Dad's 2007 Jeep Liberty dies after an hour on the road

electrical-wiring
transmissions

#1

Hey guys,

My dad has a Jeep Liberty that has been having some trouble while on the road. It’s a 2007 and it’s got close to 300,000 miles on it. Now, I’m not great with cars - I can change a tire and probably tell you how my oil looks, but even I know 300,000 is a solid amount of mileage for any car to have. A while ago, the Liberty broke down while my dad was out and he had to have it towed to the mechanic. Mechanic said he thought a plate within the battery had shifted and so he replaced the battery. Not long after that, the car died on my dad again. He describes the car as going haywire right before he has to pull over. Indicator lights starting going on, dials (such as the tachometer) would jump back and forth and the engine would rev without hitting the accelerator. And after he stops the car, it doesn’t start up again. When my dad was able to get it back to the mechanic after that second instance, the mechanic said he thought the Electronic Control Unit (ECU?) might have been fried by the battery and had it sent to the dealer to have the unit replaced. They replaced the control unit and the car ran for a while, but sure enough while my dad was out one day, the check engine light came on and it appeared that the car was once again going to freak out and die on him. He was able to make it back home, yet the car has been sitting in the driveway ever since. I turned the Liberty on today and just moved it around the driveway and I noticed the check engine light is still on and a “Part-Time” indicator light that is on, but flickered while I had the car running. From what I understand, the Check Engine light has been perpetually lit at many times during the life of the car even after tune-ups and inspections. Could this be an electrical problem or mechanical? My dad thinks it might have something to do with the transmission, since it has been replaced before. Now, my dad and I are both aware that the Liberty is close to being laid to rest, but we also both think that it’s still got some life in it worth trying to save. I had a problem with my motorcycle that seemed similar to this problem, between the haywire tachometer, the engine revving without hitting the gas, and not starting up after stopping the engine. Turned out that it was a short that caused that problem and it was quickly fixed by a mechanic. I know that does not mean it will be the same diagnosis, but that is what the Liberty problem sounds like to me.

Thanks for any help!

Rich


#2

If the check engine light is on you really need to have the codes read. Many auto parts stores will do it for free. Write’em down & report back.


#3

“From what I understand, the Check Engine light has been perpetually lit at many times during the life of the car even after tune-ups and inspections.”

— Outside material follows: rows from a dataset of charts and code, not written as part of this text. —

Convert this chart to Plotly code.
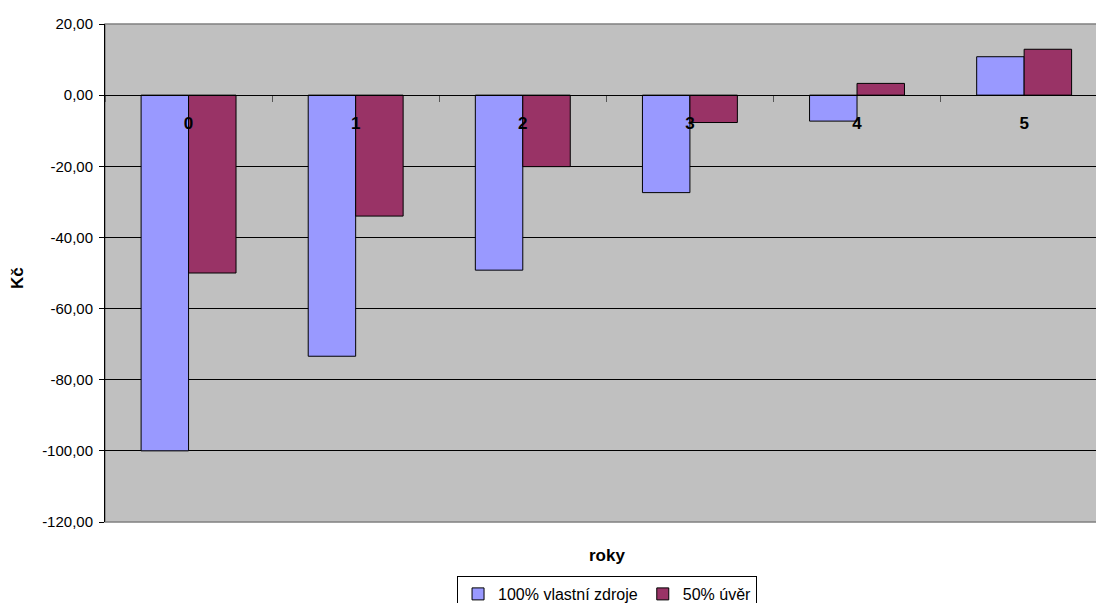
import plotly.graph_objects as go

# Years and cash-flow values (Kč) for the two financing variants
roky = ["0", "1", "2", "3", "4", "5"]
vlastni_zdroje = [-100.0, -73.4, -49.2, -27.4, -7.3, 10.8]
uver_50 = [-50.0, -34.0, -20.1, -7.7, 3.3, 12.9]

y_ticks = [20, 0, -20, -40, -60, -80, -100, -120]
y_tick_labels = ["20,00", "0,00", "-20,00", "-40,00", "-60,00", "-80,00", "-100,00", "-120,00"]

FONT = "Liberation Sans, Arial, sans-serif"

fig = go.Figure()
fig.add_trace(go.Bar(
    x=roky, y=vlastni_zdroje, name="100% vlastní zdroje",
    marker=dict(color="#9999FF", line=dict(color="#000000", width=1)),
))
fig.add_trace(go.Bar(
    x=roky, y=uver_50, name="50% úvěr",
    marker=dict(color="#993366", line=dict(color="#000000", width=1)),
))

fig.update_layout(
    width=1096, height=603,
    margin=dict(l=105, r=0, t=24, b=81),
    paper_bgcolor="#FFFFFF",
    plot_bgcolor="#C0C0C0",
    barmode="group",
    bargap=0.432,
    bargroupgap=0,
    font=dict(family=FONT, size=14, color="#000000"),
    showlegend=True,
    legend=dict(
        orientation="h",
        xref="paper", x=0.5066, xanchor="center",
        yref="container", y=1 - 576 / 603, yanchor="top",
        bordercolor="#000000", borderwidth=1,
        bgcolor="#FFFFFF",
        font=dict(family=FONT, size=16),
        itemwidth=30,
    ),
    xaxis=dict(
        type="category",
        range=[-0.5, 5.43],
        anchor="free",
        position=120 / 140,
        showline=True, linecolor="#000000", linewidth=1,
        showgrid=False, zeroline=False,
        ticks="outside", tickson="boundaries", ticklen=6, tickcolor="#555555",
        tickfont=dict(family=FONT, size=17, color="#000000", weight="bold"),
        ticklabelstandoff=12,
    ),
    yaxis=dict(
        range=[-120, 20],
        tickvals=y_ticks,
        ticktext=y_tick_labels,
        showline=True, linecolor="#000000", linewidth=1,
        showgrid=True, gridcolor="#000000", gridwidth=1,
        zeroline=False,
        ticks="outside", ticklen=5, tickcolor="#000000",
        tickfont=dict(family=FONT, size=15),
        ticklabelstandoff=3,
    ),
)

# Plot-area frame (top and bottom edges)
fig.add_shape(type="rect", xref="paper", yref="paper", x0=0, x1=1.01, y0=0, y1=1,
              line=dict(color="#808080", width=1.5), layer="below")

# Axis titles
fig.add_annotation(text="<b>roky</b>", xref="paper", yref="paper",
                   x=0.5066, y=0, yshift=-33, xanchor="center", yanchor="middle",
                   showarrow=False, font=dict(family=FONT, size=17))
fig.add_annotation(text="<b>Kč</b>", xref="paper", yref="paper",
                   x=0, xshift=-87, y=0.49, xanchor="center", yanchor="middle",
                   textangle=-90, showarrow=False, font=dict(family=FONT, size=17))

fig.write_html("out.html")
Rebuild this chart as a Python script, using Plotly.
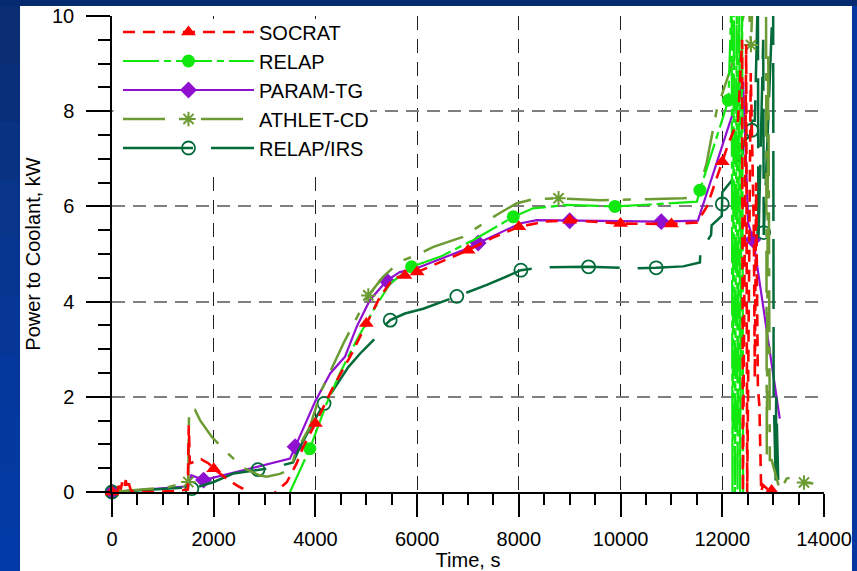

It sounds lke your father ignores the check engine light, so this may not really tell you much, because there will be stored codes from before this problem began to show up.

I’d bet that because of the… "He describes the car as going haywire right before he has to pull over. Indicator lights starting going on, dials (such as the tachometer) would jump back and forth and the engine would rev without hitting the accelerator. And after he stops the car, it doesn’t start up again. "…discription it is a bad connection at the battery or a bad ground.

Yosemite


#4

“It sounds lke your father ignores the check engine light, so this may not really tell you much, because there will be stored codes from before this problem began to show up.”

At this point, there are likely to be so many stored trouble codes that it may be difficult for a mechanic to sort them all out, and to decide which to deal with first. Just as with medical care, dealing with an issue later–rather than promptly–can make it very difficult to resolve that issue in a satisfactory manner.


#5

I would get them read anyway. Any codes from before the ECM was replaced would be lost. You’ve got to start somewhere.


#6

thank you guys for the feedback. i will see what kind of codes we can get read and definitely report back. thanks again.